While sheep were in short supply this winter, warm weather was not.
During a recent phone interview, Domaine Anderson winemaker Darrin Low described an exceptionally green and higher than usual cover crop in the vineyard. The winter in California started off wet, but with warmer temperatures than usual, it looks like bud break could be in two to three weeks.
By then, the absence of sheep – and the fertilizer they leave behind after their winter meal of peas, vetch and oats – won’t be noticed. The cover crop will be tilled under and another growing season in the Anderson Valley will be underway.
When Low made his atypical entrance into the wine industry, a different varietal was on the rise.
In a business where there’s a plethora of second- or third-generation farmers and winemakers, Low’s foray came at his parents wine shop in Healdsburg. Because they also sold beer and spirits, he had learned how wine can intimidate a consumer. Even his father, who ran the liquor side of the business, was intimidated by wine sales and hired someone to run the wine operation.
A zinfandel craze had swept through Sonoma Valley and there was 15% growth year after year. While Low worked the harvest and in cellars for spending cash before he’d return to school, he’d also set his career trajectory.
There was no desire to get into the “grind” that can be retail sales. Rather he’d find a career in making pinot noir, a popular varietal that has helped demystify the beverage for the masses.
“The American consumer is a lot more adventurous,” Low said. “They are not just going for the tried and true brand. They’re discovering the world, as well.”
While it might seem a world away, Anderson Valley continued its strong trend of delivering distinct pinot noir with the Domaine Anderson Pinot Noir 2015 ($39). Described as a sleepy hamlet two hours northwest of Napa Valley, its spot in the backseat to more well-known regions such as Santa Barbara, Carneros, the Russian River Valley and the Sonoma Coast should only be temporary.
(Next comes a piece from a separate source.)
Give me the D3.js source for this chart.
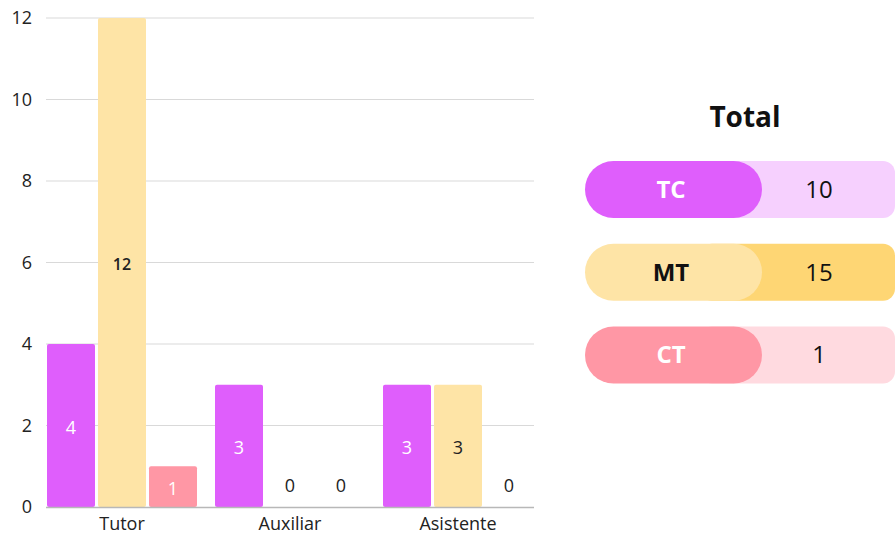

“For 20 years, pinot has been on the rise in California and Oregon,” Low said. “Anderson Valley is this little, isolated valley, and maybe that’s part of the reason why it’s under the radar. Russian River Valley and Carneros are accessible to the Bay area. We are a couple hours away on a long, windy road from San Francisco, but isolation is part of our charm. It’s tough to get to, but once you’re out here you realize it’s the perfect place to grow pinot noir and chardonnay.”
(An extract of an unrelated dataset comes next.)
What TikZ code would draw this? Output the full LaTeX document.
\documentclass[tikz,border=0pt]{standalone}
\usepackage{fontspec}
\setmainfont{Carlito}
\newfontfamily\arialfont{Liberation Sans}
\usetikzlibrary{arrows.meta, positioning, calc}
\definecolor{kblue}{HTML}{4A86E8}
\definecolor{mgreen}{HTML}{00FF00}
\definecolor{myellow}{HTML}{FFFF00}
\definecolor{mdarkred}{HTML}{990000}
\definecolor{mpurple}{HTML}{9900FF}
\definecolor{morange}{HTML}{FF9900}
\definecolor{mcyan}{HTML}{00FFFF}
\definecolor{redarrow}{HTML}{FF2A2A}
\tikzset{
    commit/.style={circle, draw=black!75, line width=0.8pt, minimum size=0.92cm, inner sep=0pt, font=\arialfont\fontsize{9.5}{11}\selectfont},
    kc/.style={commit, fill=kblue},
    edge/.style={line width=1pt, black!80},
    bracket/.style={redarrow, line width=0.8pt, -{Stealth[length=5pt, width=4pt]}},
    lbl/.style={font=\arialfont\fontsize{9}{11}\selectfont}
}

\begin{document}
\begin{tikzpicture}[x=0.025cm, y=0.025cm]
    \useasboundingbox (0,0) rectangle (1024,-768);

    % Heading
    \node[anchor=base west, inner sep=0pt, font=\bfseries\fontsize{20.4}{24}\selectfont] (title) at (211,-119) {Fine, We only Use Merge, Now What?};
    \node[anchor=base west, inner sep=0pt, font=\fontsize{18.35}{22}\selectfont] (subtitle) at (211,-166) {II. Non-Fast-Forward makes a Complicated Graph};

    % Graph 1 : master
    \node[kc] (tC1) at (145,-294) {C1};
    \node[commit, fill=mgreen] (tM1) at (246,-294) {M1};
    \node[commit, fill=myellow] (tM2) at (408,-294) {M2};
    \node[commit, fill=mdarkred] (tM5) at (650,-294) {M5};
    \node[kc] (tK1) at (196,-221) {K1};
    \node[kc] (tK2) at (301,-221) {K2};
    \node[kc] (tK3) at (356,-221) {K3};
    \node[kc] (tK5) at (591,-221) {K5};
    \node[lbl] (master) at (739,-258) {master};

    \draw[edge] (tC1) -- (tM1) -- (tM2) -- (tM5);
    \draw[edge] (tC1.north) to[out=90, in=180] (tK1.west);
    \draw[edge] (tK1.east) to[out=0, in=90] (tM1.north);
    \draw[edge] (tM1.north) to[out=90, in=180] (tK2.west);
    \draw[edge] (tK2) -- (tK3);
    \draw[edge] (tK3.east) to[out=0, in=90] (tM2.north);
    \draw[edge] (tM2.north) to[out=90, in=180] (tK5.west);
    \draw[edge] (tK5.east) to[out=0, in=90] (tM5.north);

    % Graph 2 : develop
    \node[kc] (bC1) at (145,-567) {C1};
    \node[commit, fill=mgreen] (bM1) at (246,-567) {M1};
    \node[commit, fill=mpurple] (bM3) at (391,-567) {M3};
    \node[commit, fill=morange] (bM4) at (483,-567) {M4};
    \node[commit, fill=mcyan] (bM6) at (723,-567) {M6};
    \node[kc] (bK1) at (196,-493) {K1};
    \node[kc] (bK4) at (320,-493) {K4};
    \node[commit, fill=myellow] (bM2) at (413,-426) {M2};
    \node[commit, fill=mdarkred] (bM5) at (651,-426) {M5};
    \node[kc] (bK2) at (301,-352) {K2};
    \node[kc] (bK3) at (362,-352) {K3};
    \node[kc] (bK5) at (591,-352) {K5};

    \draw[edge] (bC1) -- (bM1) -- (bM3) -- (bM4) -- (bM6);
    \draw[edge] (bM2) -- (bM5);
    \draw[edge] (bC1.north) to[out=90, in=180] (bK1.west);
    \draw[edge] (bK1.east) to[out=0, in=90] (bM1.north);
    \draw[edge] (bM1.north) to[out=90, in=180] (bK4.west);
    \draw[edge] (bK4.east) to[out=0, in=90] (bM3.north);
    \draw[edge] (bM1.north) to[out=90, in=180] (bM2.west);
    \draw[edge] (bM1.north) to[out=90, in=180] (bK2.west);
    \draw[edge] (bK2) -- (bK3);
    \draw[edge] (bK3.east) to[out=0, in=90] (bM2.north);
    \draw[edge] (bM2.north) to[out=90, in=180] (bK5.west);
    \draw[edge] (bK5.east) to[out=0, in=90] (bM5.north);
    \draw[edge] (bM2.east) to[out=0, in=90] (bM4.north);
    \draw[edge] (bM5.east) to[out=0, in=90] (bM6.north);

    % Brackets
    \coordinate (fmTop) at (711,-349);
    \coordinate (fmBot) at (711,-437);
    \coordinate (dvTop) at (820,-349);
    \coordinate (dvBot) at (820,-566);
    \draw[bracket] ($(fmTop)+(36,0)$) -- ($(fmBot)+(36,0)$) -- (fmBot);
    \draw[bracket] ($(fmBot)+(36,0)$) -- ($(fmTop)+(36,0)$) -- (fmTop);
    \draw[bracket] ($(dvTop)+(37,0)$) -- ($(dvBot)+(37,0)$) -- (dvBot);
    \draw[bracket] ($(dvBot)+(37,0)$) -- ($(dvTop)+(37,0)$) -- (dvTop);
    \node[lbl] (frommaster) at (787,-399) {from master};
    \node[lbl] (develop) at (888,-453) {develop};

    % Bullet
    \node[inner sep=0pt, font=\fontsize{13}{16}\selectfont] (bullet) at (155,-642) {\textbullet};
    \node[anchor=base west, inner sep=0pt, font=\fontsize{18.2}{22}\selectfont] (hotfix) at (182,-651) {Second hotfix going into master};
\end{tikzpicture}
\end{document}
During the 1980s, French champagne houses started to plant their flags throughout California. Roederer settled on Anderson Valley and made what Low said are “outstanding sparkling wines.” With a few tweaks to the growing practice and in cellar equipment, the area’s foggy mornings, proximity to the Pacific Ocean’s cooling breezes and mild summer temperatures made it a haven for the still wine version of the Burgundian varietals of pinot noir and chardonnay.
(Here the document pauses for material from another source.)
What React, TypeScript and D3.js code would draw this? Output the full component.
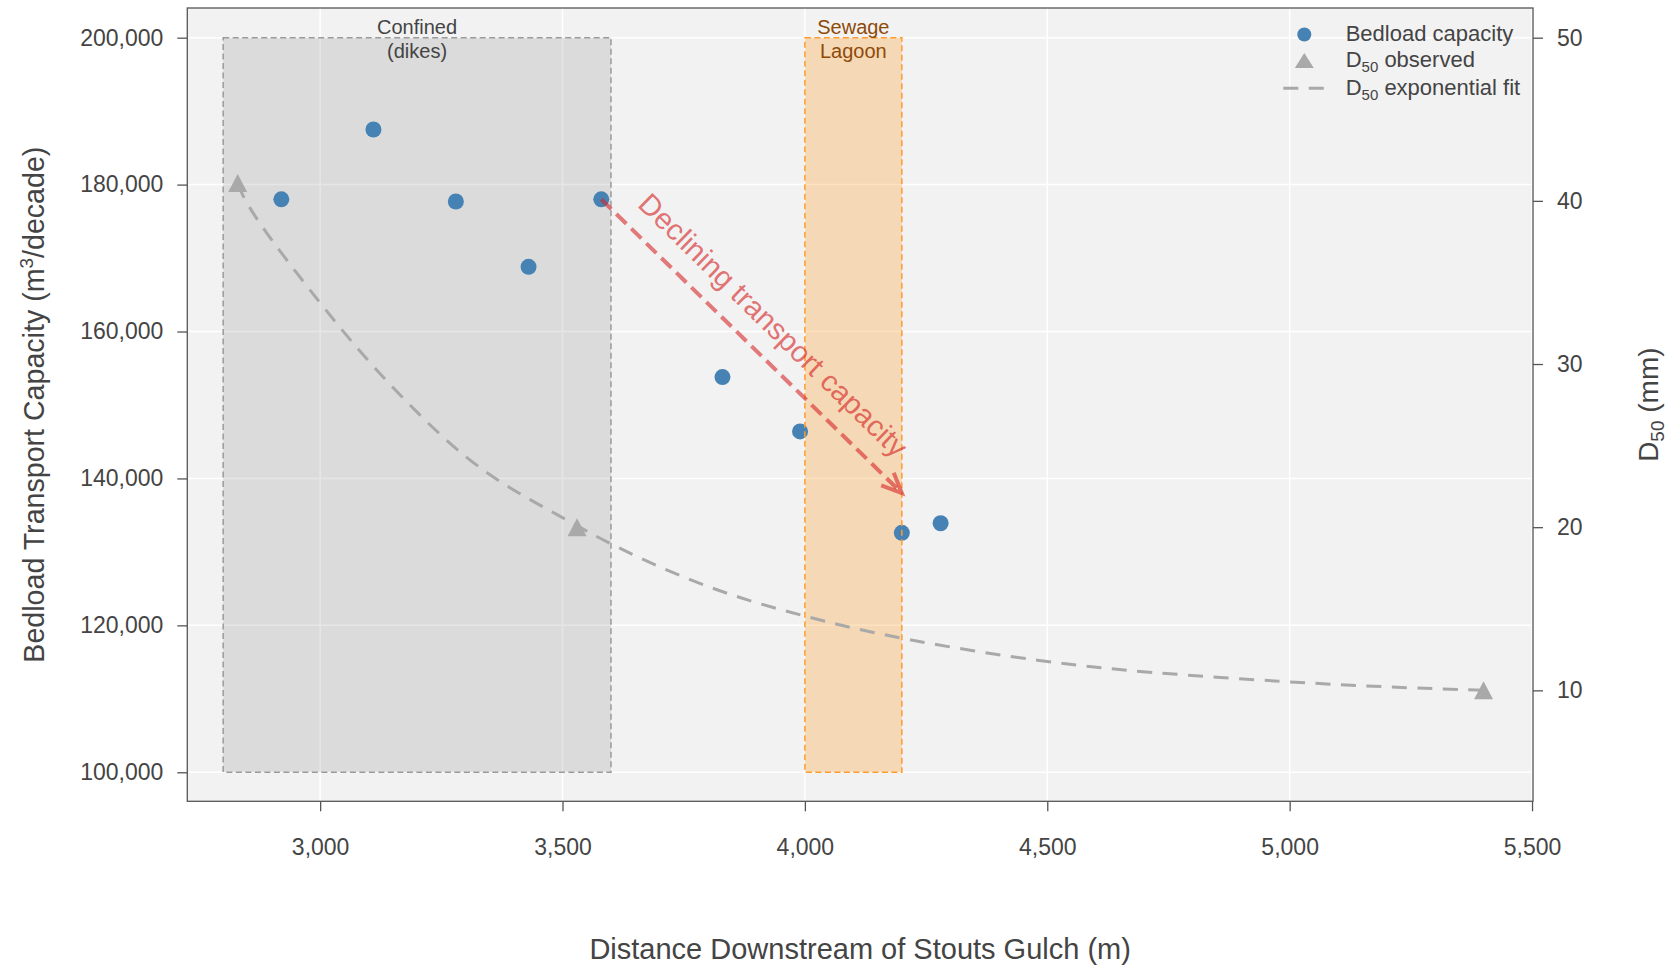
import React, { useRef, useEffect } from 'react';
import * as d3 from 'd3';

const WIDTH = 1673;
const HEIGHT = 971;
const FONT = '"Liberation Sans", Arial, Helvetica, sans-serif';

// bedload transport capacity (m3/decade) vs distance downstream (m)
const bedloadDistance = [2920, 3110, 3280, 3430, 3580, 3830, 3990, 4200, 4280];
const bedloadCapacity = [178000, 187500, 177700, 168800, 178000, 153800, 146400, 132600, 133900];

// observed D50 (mm)
const d50Distance = [2830, 3530, 5400];
const d50Observed = [41.1, 20.0, 10.0];

// exponential fit curve
const fitDistance = [2830, 2860, 3000, 3100, 3200, 3300, 3400, 3500, 3600, 3800, 4000, 4200, 4500, 4700, 5000, 5200, 5400];
const fitD50 = [41.0, 39.1, 33.7, 30.1, 27.0, 24.2, 22.2, 20.6, 18.9, 16.2, 14.5, 13.1, 11.7, 11.1, 10.5, 10.2, 10.0];

const xTicks = [3000, 3500, 4000, 4500, 5000, 5500];
const leftTicks = [100000, 120000, 140000, 160000, 180000, 200000];
const rightTicks = [10, 20, 30, 40, 50];

// reach zones
const confinedZone = { x0: 2800, x1: 3600, y0: 100000, y1: 200000, label: ['Confined', '(dikes)'] };
const lagoonZone = { x0: 4000, x1: 4200, y0: 100000, y1: 200000, label: ['Sewage', 'Lagoon'] };

// trend annotation
const trendFrom = { x: 3580, y: 178000 };
const trendTo = { x: 4200, y: 138000 };
const trendLabel = { x: 3935, y: 160900, text: 'Declining transport capacity' };

export default function App() {
  const svgRef = useRef<SVGSVGElement>(null);

  useEffect(() => {
    document.body.style.margin = '0';
    const svg = d3.select(svgRef.current);
    svg.selectAll('*').remove();

    const left = 187.3;
    const right = 1533;
    const top = 8;
    const bottom = 801.3;

    const x = d3.scaleLinear().domain([2726, 5502]).range([left, right]);
    const yL = d3.scaleLinear().domain([96050, 204040]).range([bottom, top]);
    const yR = d3.scaleLinear().domain([3.2, 51.82]).range([bottom, top]);

    const textColor = '#444';
    const axisColor = '#555';

    // plot background
    svg
      .append('rect')
      .attr('x', left)
      .attr('y', top)
      .attr('width', right - left)
      .attr('height', bottom - top)
      .attr('fill', '#f2f2f2');

    // grid
    const grid = svg.append('g').attr('stroke', '#fff').attr('stroke-width', 1.5);
    grid
      .selectAll('line.v')
      .data(xTicks)
      .join('line')
      .attr('x1', (d) => x(d))
      .attr('x2', (d) => x(d))
      .attr('y1', top)
      .attr('y2', bottom);
    grid
      .selectAll('line.h')
      .data(leftTicks)
      .join('line')
      .attr('class', 'h')
      .attr('x1', left)
      .attr('x2', right)
      .attr('y1', (d) => yL(d))
      .attr('y2', (d) => yL(d));

    // zone fills
    svg
      .append('rect')
      .attr('x', x(confinedZone.x0))
      .attr('y', yL(confinedZone.y1))
      .attr('width', x(confinedZone.x1) - x(confinedZone.x0))
      .attr('height', yL(confinedZone.y0) - yL(confinedZone.y1))
      .attr('fill', 'gray')
      .attr('fill-opacity', 0.2);
    svg
      .append('rect')
      .attr('x', x(lagoonZone.x0))
      .attr('y', yL(lagoonZone.y1))
      .attr('width', x(lagoonZone.x1) - x(lagoonZone.x0))
      .attr('height', yL(lagoonZone.y0) - yL(lagoonZone.y1))
      .attr('fill', 'darkorange')
      .attr('fill-opacity', 0.25);

    // D50 fit
    const fitLine = d3
      .line<number>()
      .x((d, i) => x(fitDistance[i]))
      .y((d) => yR(d))
      .curve(d3.curveBasis);
    svg
      .append('path')
      .attr('d', fitLine(fitD50))
      .attr('fill', 'none')
      .attr('stroke', '#a9a9a9')
      .attr('stroke-width', 3)
      .attr('stroke-dasharray', '15,10.5');

    // D50 observed
    const tri = 'M0,-9L9.5,9L-9.5,9Z';
    svg
      .append('g')
      .selectAll('path')
      .data(d50Observed)
      .join('path')
      .attr('d', tri)
      .attr('transform', (d, i) => `translate(${x(d50Distance[i])},${yR(d)})`)
      .attr('fill', '#a9a9a9');

    // bedload points
    svg
      .append('g')
      .selectAll('circle')
      .data(bedloadCapacity)
      .join('circle')
      .attr('cx', (d, i) => x(bedloadDistance[i]))
      .attr('cy', (d) => yL(d))
      .attr('r', 8)
      .attr('fill', '#4682b4');

    // zone borders
    svg
      .append('rect')
      .attr('x', x(confinedZone.x0))
      .attr('y', yL(confinedZone.y1))
      .attr('width', x(confinedZone.x1) - x(confinedZone.x0))
      .attr('height', yL(confinedZone.y0) - yL(confinedZone.y1))
      .attr('fill', 'none')
      .attr('stroke', '#9a9a9a')
      .attr('stroke-width', 1.5)
      .attr('stroke-dasharray', '6,3.5');
    svg
      .append('rect')
      .attr('x', x(lagoonZone.x0))
      .attr('y', yL(lagoonZone.y1))
      .attr('width', x(lagoonZone.x1) - x(lagoonZone.x0))
      .attr('height', yL(lagoonZone.y0) - yL(lagoonZone.y1))
      .attr('fill', 'none')
      .attr('stroke', '#ff9a2e')
      .attr('stroke-width', 1.5)
      .attr('stroke-dasharray', '6,3.5');

    // zone labels
    const zoneText = (zone: typeof confinedZone, color: string) => {
      const cx = x((zone.x0 + zone.x1) / 2);
      const y0 = yL(zone.y1);
      zone.label.forEach((t, i) => {
        svg
          .append('text')
          .attr('x', cx)
          .attr('y', y0 - 4 + i * 24.5)
          .attr('text-anchor', 'middle')
          .attr('font-size', 20)
          .attr('fill', color)
          .text(t);
      });
    };
    zoneText(confinedZone, textColor);
    zoneText(lagoonZone, '#8f4a08');

    // trend arrow
    const ax1 = x(trendFrom.x);
    const ay1 = yL(trendFrom.y);
    const ax2 = x(trendTo.x);
    const ay2 = yL(trendTo.y);
    const ang = Math.atan2(ay2 - ay1, ax2 - ax1);
    const red = '#d62728';
    svg
      .append('line')
      .attr('x1', ax1)
      .attr('y1', ay1)
      .attr('x2', ax2)
      .attr('y2', ay2)
      .attr('stroke', red)
      .attr('stroke-opacity', 0.6)
      .attr('stroke-width', 4)
      .attr('stroke-dasharray', '14,7');
    const headLen = 22;
    const spread = (24 * Math.PI) / 180;
    const head = [
      [ax2 - headLen * Math.cos(ang - spread), ay2 - headLen * Math.sin(ang - spread)],
      [ax2, ay2],
      [ax2 - headLen * Math.cos(ang + spread), ay2 - headLen * Math.sin(ang + spread)],
    ];
    svg
      .append('path')
      .attr('d', d3.line()(head as [number, number][]))
      .attr('fill', 'none')
      .attr('stroke', red)
      .attr('stroke-opacity', 0.6)
      .attr('stroke-width', 4);
    svg
      .append('text')
      .attr('transform', `translate(${x(trendLabel.x)},${yL(trendLabel.y)}) rotate(${(ang * 180) / Math.PI})`)
      .attr('text-anchor', 'middle')
      .attr('dominant-baseline', 'central')
      .attr('font-size', 29.5)
      .attr('fill', red)
      .attr('fill-opacity', 0.65)
      .text(trendLabel.text);

    // axes
    const styleAxis = (g: d3.Selection<SVGGElement, unknown, null, undefined>) => {
      g.select('.domain').remove();
      g.selectAll('line').attr('stroke', axisColor).attr('stroke-width', 1.3);
      g.selectAll('text').attr('fill', textColor).attr('font-size', 23).attr('font-family', FONT);
    };
    svg
      .append('g')
      .attr('transform', `translate(0,${bottom})`)
      .call(d3.axisBottom(x).tickValues(xTicks).tickFormat(d3.format(',')).tickSize(10).tickPadding(27))
      .call(styleAxis);
    svg
      .append('g')
      .attr('transform', `translate(${left},0)`)
      .call(d3.axisLeft(yL).tickValues(leftTicks).tickFormat(d3.format(',')).tickSize(10).tickPadding(14))
      .call(styleAxis);
    svg
      .append('g')
      .attr('transform', `translate(${right},0)`)
      .call(d3.axisRight(yR).tickValues(rightTicks).tickSize(10).tickPadding(14))
      .call(styleAxis);

    // frame
    svg
      .append('rect')
      .attr('x', left)
      .attr('y', top)
      .attr('width', right - left)
      .attr('height', bottom - top)
      .attr('fill', 'none')
      .attr('stroke', axisColor)
      .attr('stroke-width', 1.3);

    // axis titles
    svg
      .append('text')
      .attr('x', (left + right) / 2)
      .attr('y', 959)
      .attr('text-anchor', 'middle')
      .attr('font-size', 29)
      .attr('fill', textColor)
      .text('Distance Downstream of Stouts Gulch (m)');

    const yTitle = svg
      .append('text')
      .attr('transform', `translate(44,${(top + bottom) / 2}) rotate(-90)`)
      .attr('text-anchor', 'middle')
      .attr('font-size', 28.6)
      .attr('fill', textColor);
    yTitle.append('tspan').text('Bedload Transport Capacity (m');
    yTitle.append('tspan').attr('font-size', 19).attr('dy', -11).text('3');
    yTitle.append('tspan').attr('dy', 11).text('/decade)');

    const rTitle = svg
      .append('text')
      .attr('transform', `translate(1658,${(top + bottom) / 2}) rotate(-90)`)
      .attr('text-anchor', 'middle')
      .attr('font-size', 28)
      .attr('fill', textColor);
    rTitle.append('tspan').text('D');
    rTitle.append('tspan').attr('font-size', 19).attr('dy', 6).text('50');
    rTitle.append('tspan').attr('dy', -6).text(' (mm)');

    // legend
    const lg = svg.append('g').attr('font-size', 22).attr('fill', textColor);
    const mx = 1304.3;
    const tx = 1345.7;
    lg.append('circle').attr('cx', mx).attr('cy', 34.5).attr('r', 7).attr('fill', '#4682b4');
    lg.append('path')
      .attr('d', 'M0,-7.5L9.5,7.5L-9.5,7.5Z')
      .attr('transform', `translate(${mx},60.5)`)
      .attr('fill', '#a9a9a9');
    lg.append('line')
      .attr('x1', mx - 21)
      .attr('x2', mx + 21)
      .attr('y1', 88.3)
      .attr('y2', 88.3)
      .attr('stroke', '#a9a9a9')
      .attr('stroke-width', 3)
      .attr('stroke-dasharray', '15,10.5');
    lg.append('text').attr('x', tx).attr('y', 40.7).text('Bedload capacity');
    const l2 = lg.append('text').attr('x', tx).attr('y', 66.7);
    l2.append('tspan').text('D');
    l2.append('tspan').attr('font-size', 15).attr('dy', 5).text('50');
    l2.append('tspan').attr('dy', -5).text(' observed');
    const l3 = lg.append('text').attr('x', tx).attr('y', 95);
    l3.append('tspan').text('D');
    l3.append('tspan').attr('font-size', 15).attr('dy', 5).text('50');
    l3.append('tspan').attr('dy', -5).text(' exponential fit');
  }, []);

  return (
    <svg
      ref={svgRef}
      width={WIDTH}
      height={HEIGHT}
      style={{ display: 'block', fontFamily: FONT, background: '#fff' }}
    />
  );
}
“We are in a small town and with that comes the good and bad,” Low said. “Everyone knows what you are up to, and gossip travels around. But part of that is the charm. And because we are so isolated, the people tend to like less of the showiness, and that’s an advantage for pinot noir. That’s its personality versus cabernet sauvignon. We aren’t big showy and rip and in your face. We are subtle, elegant and terroir-driven types of wines. There’s a comfort and ease producing wine up here.”
Bud break will happen soon. And quietly, another growing season will arrive.